The summer night presses close against my open window. Because we are a ways away from town, the night is even darker than it would be otherwise, and the noises are that of country, not civilization–A lone tree frog, croaking a couple of times each minute; a persistent cricket; some faint rustles near the treeline, which could be a deer or a coyote or serial killer, but most likely is one of the neurotic chipmunks that tunnel their way through the backyard and drive my poor Aunt Jo insane. 
Earlier in the day, at my request, she took me around and showed her various gardens, filled with everything from kale to black-eyed susans to green beans to raspberries to hydrangeas. But for each blossoming bush, she had a story of one plant crushed by bunnies, another decimated by hungry deer, yet another ravaged by the birds who aren’t satisfied with the feeder.
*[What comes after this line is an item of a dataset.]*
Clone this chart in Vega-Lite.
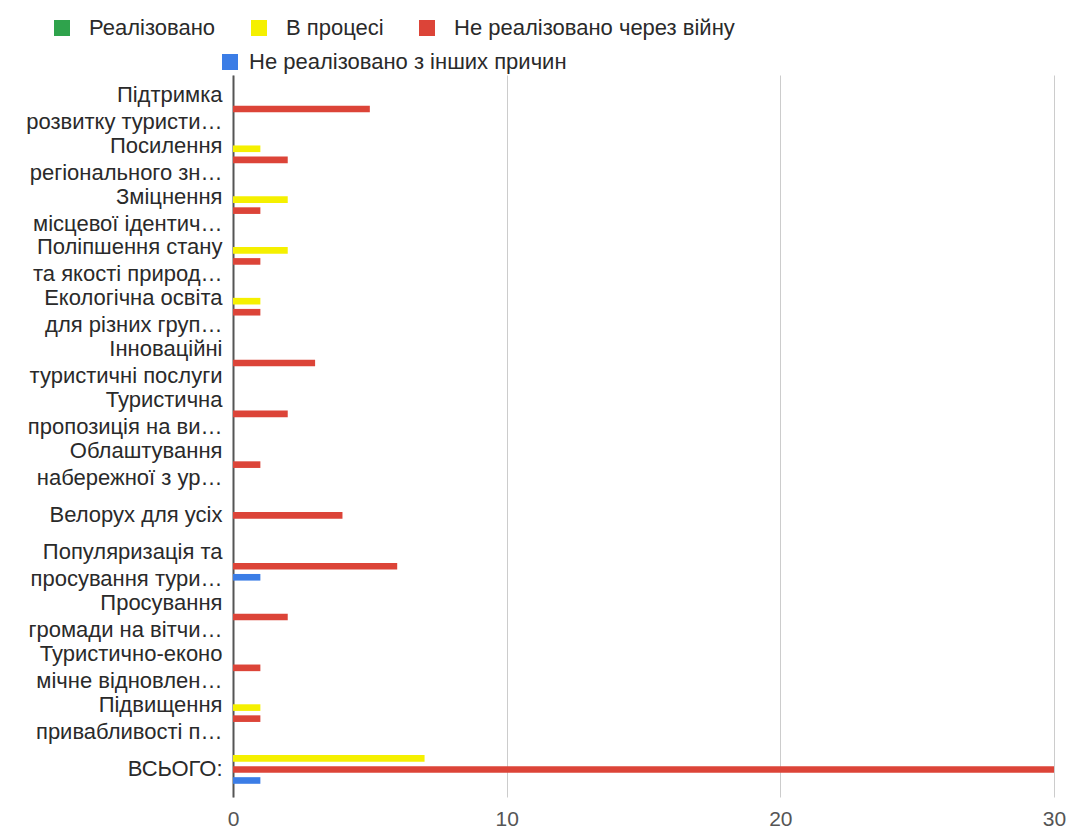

After a while, I felt like I was getting less of a tour and more of a roll call of the honored dead vegetation, fallen at the hands (teeth) of Southern Indiana critters and varmints.
Still, those chipmunks are goddamned cute.
So, day 1 of 17 has passed, filled with kind relatives and scrumptious food and fireflies and firecrackers and my quiet resolve to return home, permanently, one of these days.

Tuesday, February 10, 2015

Peering Through the Cracks

Tonight, when making dinner, I had an intense moment of déjà vu.

Tired after my gym workout, and freshly showered, and more than a little hungry, I meandered into the kitchen, with the intent of frying up an egg and making a fruit smoothie. And before I could go about whipping up this sustenance, I was transported back to the last time I came from the gym and made such a meal.

Silently, contemplatively, I cracked an egg on the edge of the frying pan. Then I moved to the blender, and tossed in some fruit, some yogurt--before I could pour in some juice,  Mr. Melissa came up behind me and kissed my neck. 

Resentfully I shrugged him off.

"Don't you love me anymore?" he asked, as he sometimes did. Before, I would feel guilty. But not anymore. 

His words cracked my facade as easily as I had just cracked the egg now sizzling in the pan.
 
"You know what?" I said quietly, realizing, as I did, that I was Over It. Over Everything. "Just...you know what, Mr. Melissa? I know that you and _____ are having a thing. So don't try that 'don't you love me anymore' crap."

With those words, I cracked through the crust of civility, of half-truths and whole-lies and diplomatic acceptance and avoidance that has formed over my marriage in the last three years. I drilled through that crust and got to the truth, which was maybe a lot less ugly than I feared, and definitely more freeing.

I never got around to eating my egg that night.

Eventually, tiredly, I tossed it into the garbage, too wrung-out to even feel the slightest bit of hunger anymore. I hadn't planned to confront Mr. Melissa that night, but pretending and keeping quiet have never been strong points of mine, and it was twisting me up inside. But what was also keeping me up at night was a truth I hadn't expected to uncover: in accepting that my marriage would eventually end, I realized that I will be free to return home. And the thought of that elated me--it still does--beyond belief. That truth--or at least the possibility of it--left me weeping with joy more than a few times. In a few years, I am going to have the chance to move home, to Indiana or at least the Midwest.

It's sad to know that my marriage has failed. It's sad to know that this marriage--begun hastily, but with hope and love--is for the next one or three or five years being kept alive on the life support of kindness and friendship and history and cooperation and acceptance. But I've been around the block enough times to know that the fact that I am not more sad, or at all jealous or enraged or vengeful, indicates a lot about my own feelings, and the role that I have played in steering our marriage to this place.

All of this is sad. And the old born-again Christian me would be appalled by my blase attitude toward the institution of marriage, and the 29-year-old desperate not to be an old maid me would be appalled that I am eventually walking away from what I once couldn't wait to have. It's twelve kinds of fucked-up. This world that I built up--I cracked open almost impulsively last month.

But through the cracks shine some rays of hope.